O mundo teve o janeiro mais quente da história
Janeiro de 2024 foi oficialmente o mais quente já registrado, marcando o oitavo mês consecutivo de temperaturas recordes para esta época do ano, segundo a ONU.
Os dados internacionais mais recentes, utilizados pela Organização Meteorológica Mundial, OMM, ainda revelam que as temperaturas da superfície do mar têm batido recordes por dez meses seguidos. O motivo não é apenas o El niño, mas a combinação dele com a mudança climática “induzida pelo homem", diz a OMM.
Você já sabe como a mudança climática global nos afeta. Sentimos na pele as ondas de calor no ano passado e, em muitos lugares, a crise hídrica já é uma realidade.
O caminho para a solução também é conhecida.
Qual seria esse caminho?
Proteger o que ainda não foi destruído não é mais suficiente para evitar a tripla crise planetária: as mudanças climáticas, a crise da biodiversidade e a crise dos resíduos. Não por acaso, a ONU definiu esta como a “Década das Nações Unidas da Restauração de Ecossistemas”.
A saída para evitar essa crise é restaurar o que foi degradado. Só no Brasil, estamos falando da meta de recuperar 12 milhões de hectares de florestas até 2030.
A Década da Restauração de Ecossistemas foi criada para prevenir, interromper e reverter a degradação dos ecossistemas em todos os continentes e oceanos. O Brasil é um dos mais de 70 países que aderiram à proposta de ação.
Evidentemente trata-se de uma ação que precisa ser coordenada entre a gestão pública, as empresas e as organizações mundiais. Localmente, empresas e gestores públicos também precisam se responsabilizar. Por isso, fizemos essa pergunta:
O que as cidades precisam fazer para amenizar os efeitos climáticos mundiais?

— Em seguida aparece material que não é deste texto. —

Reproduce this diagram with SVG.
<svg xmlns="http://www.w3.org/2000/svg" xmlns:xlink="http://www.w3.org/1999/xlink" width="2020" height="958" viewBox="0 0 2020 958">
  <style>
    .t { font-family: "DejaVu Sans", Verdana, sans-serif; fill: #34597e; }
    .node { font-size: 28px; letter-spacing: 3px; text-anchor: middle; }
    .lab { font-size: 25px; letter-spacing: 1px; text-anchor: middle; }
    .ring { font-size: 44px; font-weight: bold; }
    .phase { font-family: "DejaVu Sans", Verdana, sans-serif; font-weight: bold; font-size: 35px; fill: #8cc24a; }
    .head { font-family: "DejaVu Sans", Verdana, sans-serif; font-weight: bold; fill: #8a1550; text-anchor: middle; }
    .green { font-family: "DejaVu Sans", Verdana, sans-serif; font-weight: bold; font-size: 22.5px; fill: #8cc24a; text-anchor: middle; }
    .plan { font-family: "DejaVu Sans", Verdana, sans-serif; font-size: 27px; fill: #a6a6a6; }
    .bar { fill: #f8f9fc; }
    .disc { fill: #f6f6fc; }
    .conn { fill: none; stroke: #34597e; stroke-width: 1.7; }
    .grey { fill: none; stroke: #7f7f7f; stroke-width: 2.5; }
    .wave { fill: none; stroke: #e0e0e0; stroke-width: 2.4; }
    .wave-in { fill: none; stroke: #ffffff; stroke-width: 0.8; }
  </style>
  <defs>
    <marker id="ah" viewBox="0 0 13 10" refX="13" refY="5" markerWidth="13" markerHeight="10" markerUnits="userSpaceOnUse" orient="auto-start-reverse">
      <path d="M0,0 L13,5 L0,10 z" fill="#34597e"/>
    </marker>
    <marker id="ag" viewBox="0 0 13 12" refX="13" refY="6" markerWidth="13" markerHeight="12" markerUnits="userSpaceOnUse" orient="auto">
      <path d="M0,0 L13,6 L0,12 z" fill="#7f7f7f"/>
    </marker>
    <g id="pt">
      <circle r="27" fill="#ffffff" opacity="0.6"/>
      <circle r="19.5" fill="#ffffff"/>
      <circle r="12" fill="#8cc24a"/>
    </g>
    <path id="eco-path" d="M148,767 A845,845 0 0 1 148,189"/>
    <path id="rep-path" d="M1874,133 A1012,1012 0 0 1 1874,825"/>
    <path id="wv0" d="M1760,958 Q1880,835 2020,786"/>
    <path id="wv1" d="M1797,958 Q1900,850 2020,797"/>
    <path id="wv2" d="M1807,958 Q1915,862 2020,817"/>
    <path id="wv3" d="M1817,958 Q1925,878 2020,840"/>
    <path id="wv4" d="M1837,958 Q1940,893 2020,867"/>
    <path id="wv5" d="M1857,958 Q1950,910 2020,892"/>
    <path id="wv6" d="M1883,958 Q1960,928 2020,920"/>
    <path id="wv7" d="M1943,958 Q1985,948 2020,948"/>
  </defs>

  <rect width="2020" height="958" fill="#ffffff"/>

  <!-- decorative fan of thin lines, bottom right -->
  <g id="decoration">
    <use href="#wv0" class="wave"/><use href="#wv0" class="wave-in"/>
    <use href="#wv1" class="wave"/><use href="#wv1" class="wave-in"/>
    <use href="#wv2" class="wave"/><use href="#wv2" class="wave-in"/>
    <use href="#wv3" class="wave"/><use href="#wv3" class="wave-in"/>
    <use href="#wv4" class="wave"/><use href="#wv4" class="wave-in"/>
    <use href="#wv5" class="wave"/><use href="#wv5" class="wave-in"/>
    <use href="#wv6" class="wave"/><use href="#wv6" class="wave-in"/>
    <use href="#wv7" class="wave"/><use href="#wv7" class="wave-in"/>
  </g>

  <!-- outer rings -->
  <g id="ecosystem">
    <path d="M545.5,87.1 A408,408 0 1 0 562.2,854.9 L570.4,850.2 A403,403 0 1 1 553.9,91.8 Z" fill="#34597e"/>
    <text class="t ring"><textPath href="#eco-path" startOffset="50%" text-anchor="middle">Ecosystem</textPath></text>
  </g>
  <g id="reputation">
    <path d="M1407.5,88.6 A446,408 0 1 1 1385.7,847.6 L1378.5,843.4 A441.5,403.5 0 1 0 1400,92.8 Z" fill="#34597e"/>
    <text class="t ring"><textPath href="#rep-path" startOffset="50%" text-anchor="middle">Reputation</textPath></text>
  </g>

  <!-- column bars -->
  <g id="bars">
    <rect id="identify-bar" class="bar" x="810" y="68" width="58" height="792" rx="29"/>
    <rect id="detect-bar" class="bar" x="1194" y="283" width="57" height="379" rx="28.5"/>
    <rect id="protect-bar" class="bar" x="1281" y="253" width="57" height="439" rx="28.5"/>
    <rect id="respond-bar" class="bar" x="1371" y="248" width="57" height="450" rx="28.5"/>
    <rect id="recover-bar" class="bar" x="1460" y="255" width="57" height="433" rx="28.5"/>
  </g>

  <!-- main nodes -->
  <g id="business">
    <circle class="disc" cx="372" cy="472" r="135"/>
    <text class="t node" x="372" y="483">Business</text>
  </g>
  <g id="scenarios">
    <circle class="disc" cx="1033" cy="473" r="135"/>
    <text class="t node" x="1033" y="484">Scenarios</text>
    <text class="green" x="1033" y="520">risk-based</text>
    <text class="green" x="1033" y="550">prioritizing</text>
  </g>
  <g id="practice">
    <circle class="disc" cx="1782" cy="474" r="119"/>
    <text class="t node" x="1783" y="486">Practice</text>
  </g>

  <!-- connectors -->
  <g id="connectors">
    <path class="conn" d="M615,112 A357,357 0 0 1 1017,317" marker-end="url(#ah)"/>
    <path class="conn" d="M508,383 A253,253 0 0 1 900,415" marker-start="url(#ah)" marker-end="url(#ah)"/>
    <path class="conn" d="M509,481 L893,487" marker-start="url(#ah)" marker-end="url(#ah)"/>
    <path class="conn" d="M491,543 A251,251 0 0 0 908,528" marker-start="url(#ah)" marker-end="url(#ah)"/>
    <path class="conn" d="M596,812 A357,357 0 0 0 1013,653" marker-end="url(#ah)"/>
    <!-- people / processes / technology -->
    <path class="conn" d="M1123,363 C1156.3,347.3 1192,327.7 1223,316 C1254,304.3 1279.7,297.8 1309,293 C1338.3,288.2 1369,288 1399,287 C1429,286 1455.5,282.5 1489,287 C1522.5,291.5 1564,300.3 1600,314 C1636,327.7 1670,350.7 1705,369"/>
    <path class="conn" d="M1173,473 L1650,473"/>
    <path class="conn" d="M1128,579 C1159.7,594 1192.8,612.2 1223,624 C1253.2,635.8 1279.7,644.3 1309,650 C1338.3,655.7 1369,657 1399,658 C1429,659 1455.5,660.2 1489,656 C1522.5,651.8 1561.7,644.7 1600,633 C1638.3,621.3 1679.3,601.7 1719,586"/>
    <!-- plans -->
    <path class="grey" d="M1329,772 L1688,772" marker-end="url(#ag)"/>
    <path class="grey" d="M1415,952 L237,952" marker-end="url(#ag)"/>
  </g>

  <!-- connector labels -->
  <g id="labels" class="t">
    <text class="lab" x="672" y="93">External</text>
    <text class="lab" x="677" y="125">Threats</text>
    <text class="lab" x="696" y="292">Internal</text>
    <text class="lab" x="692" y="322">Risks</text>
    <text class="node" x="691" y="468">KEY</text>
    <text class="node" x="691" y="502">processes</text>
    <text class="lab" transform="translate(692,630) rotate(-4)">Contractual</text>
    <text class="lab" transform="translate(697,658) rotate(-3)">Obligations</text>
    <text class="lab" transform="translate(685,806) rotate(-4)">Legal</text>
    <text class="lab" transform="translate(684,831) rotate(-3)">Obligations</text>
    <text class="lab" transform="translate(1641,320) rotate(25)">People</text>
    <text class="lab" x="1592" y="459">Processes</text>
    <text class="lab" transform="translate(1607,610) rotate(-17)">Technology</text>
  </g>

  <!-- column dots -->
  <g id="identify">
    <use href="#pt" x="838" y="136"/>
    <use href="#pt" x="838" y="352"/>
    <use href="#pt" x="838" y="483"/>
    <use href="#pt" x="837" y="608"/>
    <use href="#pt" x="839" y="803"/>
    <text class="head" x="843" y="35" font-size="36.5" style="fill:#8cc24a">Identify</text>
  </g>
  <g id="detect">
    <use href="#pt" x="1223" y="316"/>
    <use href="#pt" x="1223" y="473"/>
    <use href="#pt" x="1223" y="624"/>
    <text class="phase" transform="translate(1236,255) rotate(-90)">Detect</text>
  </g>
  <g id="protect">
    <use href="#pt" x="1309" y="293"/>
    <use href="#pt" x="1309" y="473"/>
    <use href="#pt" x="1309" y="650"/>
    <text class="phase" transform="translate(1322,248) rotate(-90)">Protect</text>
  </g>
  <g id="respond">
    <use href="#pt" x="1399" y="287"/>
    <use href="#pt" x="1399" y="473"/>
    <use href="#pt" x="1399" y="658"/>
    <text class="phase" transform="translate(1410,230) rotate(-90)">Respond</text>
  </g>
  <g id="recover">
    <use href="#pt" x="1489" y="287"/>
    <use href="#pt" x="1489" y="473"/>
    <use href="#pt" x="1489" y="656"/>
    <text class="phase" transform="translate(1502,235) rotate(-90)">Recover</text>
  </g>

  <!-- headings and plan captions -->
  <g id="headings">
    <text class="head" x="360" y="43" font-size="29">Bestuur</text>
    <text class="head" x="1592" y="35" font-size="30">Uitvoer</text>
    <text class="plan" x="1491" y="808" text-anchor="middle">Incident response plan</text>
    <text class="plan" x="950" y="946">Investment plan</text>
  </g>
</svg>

Essa questão norteou nossa entrevista com Carla Wstane, doutora em Geografia: espaço, cultura e linguagens. Ela trabalha com participação social em torno da gestão das águas e, atualmente, é diretora técnica do Instituto Guaicuy.
Alias a mobilização em torno da restauração ambiental fez surgir coletivos de plantio em diversos centros urbanos. Mostramos um dos mais recentes, criado em Belo Horizonte. Os voluntários estão replantando espécies nativas em dez parques da cidade e fazendo as devidas manutenções. A cada encontro, mais pessoas surgem para ajudar. É bonito de ver.

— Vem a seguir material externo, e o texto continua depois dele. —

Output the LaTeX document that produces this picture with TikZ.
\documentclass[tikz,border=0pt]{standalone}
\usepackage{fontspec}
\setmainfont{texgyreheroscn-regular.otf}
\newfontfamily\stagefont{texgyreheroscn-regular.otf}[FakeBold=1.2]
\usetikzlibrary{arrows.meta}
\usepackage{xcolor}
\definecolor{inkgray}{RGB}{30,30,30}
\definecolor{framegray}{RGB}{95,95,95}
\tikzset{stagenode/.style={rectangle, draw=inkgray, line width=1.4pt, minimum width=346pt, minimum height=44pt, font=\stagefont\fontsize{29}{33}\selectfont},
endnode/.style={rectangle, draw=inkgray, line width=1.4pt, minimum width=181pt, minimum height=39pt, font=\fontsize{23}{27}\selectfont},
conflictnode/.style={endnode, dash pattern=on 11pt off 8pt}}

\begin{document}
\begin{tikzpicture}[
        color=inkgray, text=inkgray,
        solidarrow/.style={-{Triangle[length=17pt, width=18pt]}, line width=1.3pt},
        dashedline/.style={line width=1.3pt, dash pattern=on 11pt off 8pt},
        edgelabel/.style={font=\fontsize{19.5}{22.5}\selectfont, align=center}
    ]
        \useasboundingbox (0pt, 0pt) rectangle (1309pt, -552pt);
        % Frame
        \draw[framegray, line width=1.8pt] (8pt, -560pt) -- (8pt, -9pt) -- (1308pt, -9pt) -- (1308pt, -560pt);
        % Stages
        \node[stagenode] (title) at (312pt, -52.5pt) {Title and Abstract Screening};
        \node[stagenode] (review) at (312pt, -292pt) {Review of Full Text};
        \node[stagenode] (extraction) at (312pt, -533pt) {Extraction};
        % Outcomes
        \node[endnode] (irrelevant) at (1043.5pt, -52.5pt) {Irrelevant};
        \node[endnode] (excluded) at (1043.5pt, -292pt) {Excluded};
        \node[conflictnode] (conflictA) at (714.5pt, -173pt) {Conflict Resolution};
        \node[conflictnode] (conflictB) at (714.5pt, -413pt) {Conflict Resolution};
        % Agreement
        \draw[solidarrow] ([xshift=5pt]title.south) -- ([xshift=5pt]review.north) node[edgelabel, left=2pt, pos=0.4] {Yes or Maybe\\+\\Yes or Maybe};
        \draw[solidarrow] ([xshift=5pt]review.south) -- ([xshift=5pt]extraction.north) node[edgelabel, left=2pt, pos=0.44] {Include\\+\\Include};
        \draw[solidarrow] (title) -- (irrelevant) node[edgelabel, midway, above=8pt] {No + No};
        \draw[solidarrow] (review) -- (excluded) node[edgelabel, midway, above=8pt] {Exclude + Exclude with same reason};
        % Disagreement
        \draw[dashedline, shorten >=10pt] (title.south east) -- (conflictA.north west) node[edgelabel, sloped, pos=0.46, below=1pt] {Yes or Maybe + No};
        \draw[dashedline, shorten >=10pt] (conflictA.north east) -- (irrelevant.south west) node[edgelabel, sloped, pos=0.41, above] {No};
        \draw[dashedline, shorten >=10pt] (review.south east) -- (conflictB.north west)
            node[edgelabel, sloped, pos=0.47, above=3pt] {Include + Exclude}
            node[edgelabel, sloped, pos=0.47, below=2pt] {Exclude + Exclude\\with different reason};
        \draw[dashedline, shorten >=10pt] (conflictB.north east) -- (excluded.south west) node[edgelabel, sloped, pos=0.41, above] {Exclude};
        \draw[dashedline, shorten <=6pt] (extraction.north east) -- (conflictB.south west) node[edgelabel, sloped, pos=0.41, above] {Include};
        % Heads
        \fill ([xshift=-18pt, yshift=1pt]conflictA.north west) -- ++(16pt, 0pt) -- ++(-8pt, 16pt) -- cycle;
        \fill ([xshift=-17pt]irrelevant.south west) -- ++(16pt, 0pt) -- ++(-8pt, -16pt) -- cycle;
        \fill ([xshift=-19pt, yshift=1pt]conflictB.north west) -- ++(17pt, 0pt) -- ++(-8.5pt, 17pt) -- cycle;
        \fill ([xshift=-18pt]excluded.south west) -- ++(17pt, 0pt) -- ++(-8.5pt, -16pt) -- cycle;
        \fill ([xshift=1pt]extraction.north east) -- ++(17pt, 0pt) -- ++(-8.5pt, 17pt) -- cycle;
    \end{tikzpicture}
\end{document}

Enquanto isso, em Minas Gerais:
Uma área de manancial na estação ecológica Fechos, em Nova Lima, na região metropolitana, está na mira da Vale: na edição passada, mostramos que a ampliação da estação foi vetada pelo governador Romeu Zema (Novo). Ele explicitou no Diário Oficial o motivo do veto: “a área tem potencial de lavra de minério de ferro”. Agora, depende da Assembléia Legislativa de MG a aprovação ou derrubada desse veto.

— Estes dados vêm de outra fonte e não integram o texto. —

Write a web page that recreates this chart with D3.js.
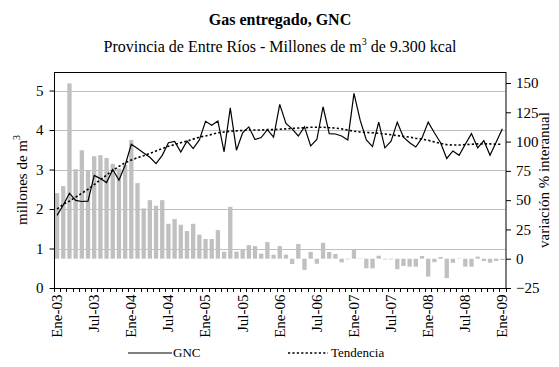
<!DOCTYPE html>
<html>
<head>
<meta charset="utf-8">
<script src="https://cdn.jsdelivr.net/npm/d3@7"></script>
<style>
  html, body { margin: 0; padding: 0; background: #fff; }
  svg text { font-family: "Liberation Serif", "Times New Roman", serif !important; fill: #000; }
</style>
</head>
<body>
<svg id="chart" width="559" height="367"></svg>
<script>
// Monthly series, Ene-03 .. Ene-09
const monthNames = ["Ene", "Feb", "Mar", "Abr", "May", "Jun", "Jul", "Ago", "Sep", "Oct", "Nov", "Dic"];
const years = ["03", "04", "05", "06", "07", "08", "09"];
const months = [];
years.forEach(y => monthNames.forEach(m => months.push(m + "-" + y)));
months.length = 73;

// Gas delivered (millones de m3)
const gnc = [
  1.84, 2.10, 2.40, 2.22, 2.19, 2.20, 2.85, 2.77, 2.67, 3.00, 2.73, 3.11,
  3.64, 3.53, 3.42, 3.31, 3.15, 3.36, 3.68, 3.71, 3.44, 3.72, 3.53, 3.75,
  4.22, 4.12, 4.23, 3.45, 4.56, 3.49, 3.93, 4.08, 3.76, 3.81, 4.01, 3.82,
  4.65, 4.17, 4.03, 3.85, 4.08, 3.60, 3.76, 4.59, 3.91, 3.90, 3.85, 3.75,
  4.93, 4.25, 3.75, 3.58, 4.20, 3.55, 3.72, 4.20, 3.82, 3.68, 3.57, 3.80,
  4.20, 3.93, 3.68, 3.28, 3.47, 3.36, 3.64, 3.91, 3.55, 3.73, 3.36, 3.70,
  4.03
];

// Trend (millones de m3)
const tendencia = [
  2.00, 2.12, 2.20, 2.30, 2.40, 2.50, 2.62, 2.74, 2.86, 2.98, 3.08, 3.17,
  3.24, 3.30, 3.35, 3.41, 3.47, 3.53, 3.59, 3.63, 3.68, 3.72, 3.77, 3.82,
  3.85, 3.89, 3.93, 3.95, 3.97, 3.98, 3.99, 4.00, 4.00, 4.00, 4.01, 4.01,
  4.02, 4.03, 4.04, 4.05, 4.06, 4.07, 4.07, 4.07, 4.06, 4.05, 4.03, 4.00,
  3.97, 3.95, 3.94, 3.93, 3.92, 3.90, 3.88, 3.86, 3.84, 3.82, 3.79, 3.77,
  3.74, 3.70, 3.66, 3.63, 3.62, 3.62, 3.63, 3.64, 3.65, 3.65, 3.65, 3.64,
  3.64
];

// Year-on-year change (%)
const variacion = [
  56, 62, 149.7, 76.4, 92.6, 75, 87.5, 88.4, 86, 81, 77, 80,
  101.4, 64.5, 42.9, 50, 45.2, 50, 29.8, 33.8, 29, 23.6, 29.8, 20.5,
  16.8, 16.8, 24.4, 6, 44.3, 6, 8.2, 11.6, 10.8, 4.3, 14.2, 3.4,
  10.8, 3.5, -4.5, 12.5, -9.5, 5.8, -4.3, 13.6, 5.8, 4, -3.1, -0.6,
  7.4, 0.3, -8.2, -8.2, 2.6, -0.6, -0.6, -9, -6.2, -6.8, -6.8, 2.3,
  -15.3, -3, 1.5, -16.6, -3.5, 0.3, -6.8, -6.8, 1.8, -2, -3.4, -2,
  -1.1
];

const leftTicks = [0, 1, 2, 3, 4, 5];
const rightTicks = [-25, 0, 25, 50, 75, 100, 125, 150];
const xLabelMonths = months.filter((m, i) => i % 6 === 0);

const FONT = '"Liberation Serif", "Times New Roman", serif';
const svg = d3.select("#chart");
const L = 54, R = 505.5, T = 72, B = 288;

const x = d3.scaleBand().domain(months).range([L, R]).paddingInner(0.3).paddingOuter(0.15);
const xc = d => x(d) + x.bandwidth() / 2;
const yL = d3.scaleLinear().domain([0, 5.47]).range([B, T]);
const yR = d3.scaleLinear().domain([-25, 159.4]).range([B, T]);

// Gridlines
svg.append("g").selectAll("line").data(leftTicks.slice(1)).join("line")
  .attr("x1", L).attr("x2", R)
  .attr("y1", d => Math.round(yL(d)) + 0.5).attr("y2", d => Math.round(yL(d)) + 0.5)
  .attr("stroke", "#c0c0c0").attr("stroke-width", 1);

// Bars on the secondary axis
svg.append("g").selectAll("rect").data(variacion).join("rect")
  .attr("x", (d, i) => x(months[i]))
  .attr("width", x.bandwidth())
  .attr("y", d => yR(Math.max(0, d)))
  .attr("height", d => Math.abs(yR(d) - yR(0)))
  .attr("fill", "#c0c0c0");

// Trend line
const lineGen = d3.line().x((d, i) => xc(months[i])).y(d => yL(d));
svg.append("path").datum(tendencia)
  .attr("d", lineGen).attr("fill", "none")
  .attr("stroke", "#000").attr("stroke-width", 1.6).attr("stroke-dasharray", "2.2,2.2");

// GNC line
svg.append("path").datum(gnc)
  .attr("d", lineGen).attr("fill", "none")
  .attr("stroke", "#000").attr("stroke-width", 1.2).attr("stroke-linejoin", "miter");

// Plot frame
svg.append("rect").attr("x", L + 0.5).attr("y", T + 0.5)
  .attr("width", R - L).attr("height", B - T)
  .attr("fill", "none").attr("stroke", "#000").attr("stroke-width", 1);

// Left axis
const axL = svg.append("g").attr("transform", `translate(${L + 0.5},0)`)
  .call(d3.axisLeft(yL).tickValues(leftTicks).tickSize(5).tickPadding(6).tickFormat(d3.format("d")));
axL.attr("font-family", null);
axL.select(".domain").remove();
axL.selectAll("text").style("font-family", FONT).style("font-size", "15px");

// Right axis
const axR = svg.append("g").attr("transform", `translate(${R + 0.5},0)`)
  .call(d3.axisRight(yR).tickValues(rightTicks).tickSize(5).tickPadding(5).tickFormat(d3.format("d")));
axR.attr("font-family", null);
axR.select(".domain").remove();
axR.selectAll("text").style("font-family", FONT).style("font-size", "15px");

// Bottom axis: month tick marks between categories
svg.append("g").selectAll("line").data(d3.range(months.length + 1)).join("line")
  .attr("x1", i => Math.round(L + i * (R - L) / months.length) + 0.5)
  .attr("x2", i => Math.round(L + i * (R - L) / months.length) + 0.5)
  .attr("y1", B).attr("y2", B + 4)
  .attr("stroke", "#000");

const axB = svg.append("g").attr("transform", `translate(0,${B + 0.5})`)
  .call(d3.axisBottom(x).tickValues(xLabelMonths).tickSize(0).tickPadding(0));
axB.attr("font-family", null);
axB.select(".domain").remove();
axB.selectAll("text")
  .style("font-family", FONT).style("font-size", "15px")
  .attr("transform", "rotate(-90)")
  .attr("text-anchor", "end")
  .attr("x", -6).attr("y", 0).attr("dy", "0.33em");

// Titles
svg.append("text").attr("x", 280).attr("y", 25).attr("text-anchor", "middle")
  .style("font-family", FONT).style("font-size", "16px").attr("font-weight", "bold").text("Gas entregado, GNC");

const sub = svg.append("text").attr("x", 280).attr("y", 52).attr("text-anchor", "middle")
  .style("font-family", FONT).style("font-size", "16px");
sub.append("tspan").text("Provincia de Entre Ríos - Millones de m");
sub.append("tspan").style("font-size", "10px").attr("dy", -7).text("3");
sub.append("tspan").attr("dy", 7).text(" de 9.300 kcal");

// Axis titles
const yt = svg.append("text").attr("transform", `translate(27,${(T + B) / 2}) rotate(-90)`)
  .attr("text-anchor", "middle").style("font-family", FONT).style("font-size", "15px");
yt.append("tspan").text("millones de m");
yt.append("tspan").style("font-size", "10px").attr("dy", -7).text("3");

svg.append("text").attr("transform", `translate(549,${(T + B) / 2}) rotate(-90)`)
  .attr("text-anchor", "middle").style("font-family", FONT).style("font-size", "15px")
  .text("variación % interanual");

// Legend
const lg = svg.append("g").attr("transform", "translate(0,357)");
lg.append("line").attr("x1", 128).attr("x2", 172).attr("y1", -4).attr("y2", -4)
  .attr("stroke", "#000").attr("stroke-width", 1.2);
lg.append("text").attr("x", 173).attr("y", 0).style("font-family", FONT).style("font-size", "13px").text("GNC");
lg.append("line").attr("x1", 288).attr("x2", 328).attr("y1", -4).attr("y2", -4)
  .attr("stroke", "#000").attr("stroke-width", 1.6).attr("stroke-dasharray", "2.2,2.2");
lg.append("text").attr("x", 331).attr("y", 0).style("font-family", FONT).style("font-size", "13px").text("Tendencia");
</script>
</body>
</html>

Atualmente, os 15 mananciais da área protegida fornecem água, classificada como Classe Especial, para cerca de 280 mil pessoas da Região Metropolitana de Belo Horizonte. A proposta de expansão adicionaria proteção a mais quatro nascentes e a estação passaria a fornecer água para mais 78 mil pessoas.
Para ficar de olho: Fórum Brasileiro de Finanças Climáticas
Será na próxima semana, em São Paulo, o primeiro fórum que vai reunir representantes nacionais e internacionais de governos, setor privado, sociedade civil e organismos multilaterais para discutir os investimentos para uma transição ecológica verde e justa.
A agenda também prevê sessões de trabalho, painéis e debates sobre soluções financeiras baseadas na natureza e incentivos à bioeconomia, por exemplo.
O Fórum Brasileiro de Finanças Climáticas foi anunciado na COP 28, em Dubai, e vai se realizar na véspera da reunião de ministros das Finanças do G20, que é a cúpula que reúne as 19 maiores economias do mundo, mais União Africana e União Europeia. Lembrando que, este ano, o Brasil preside o G20 e vai pautar temas sociais e ambientais.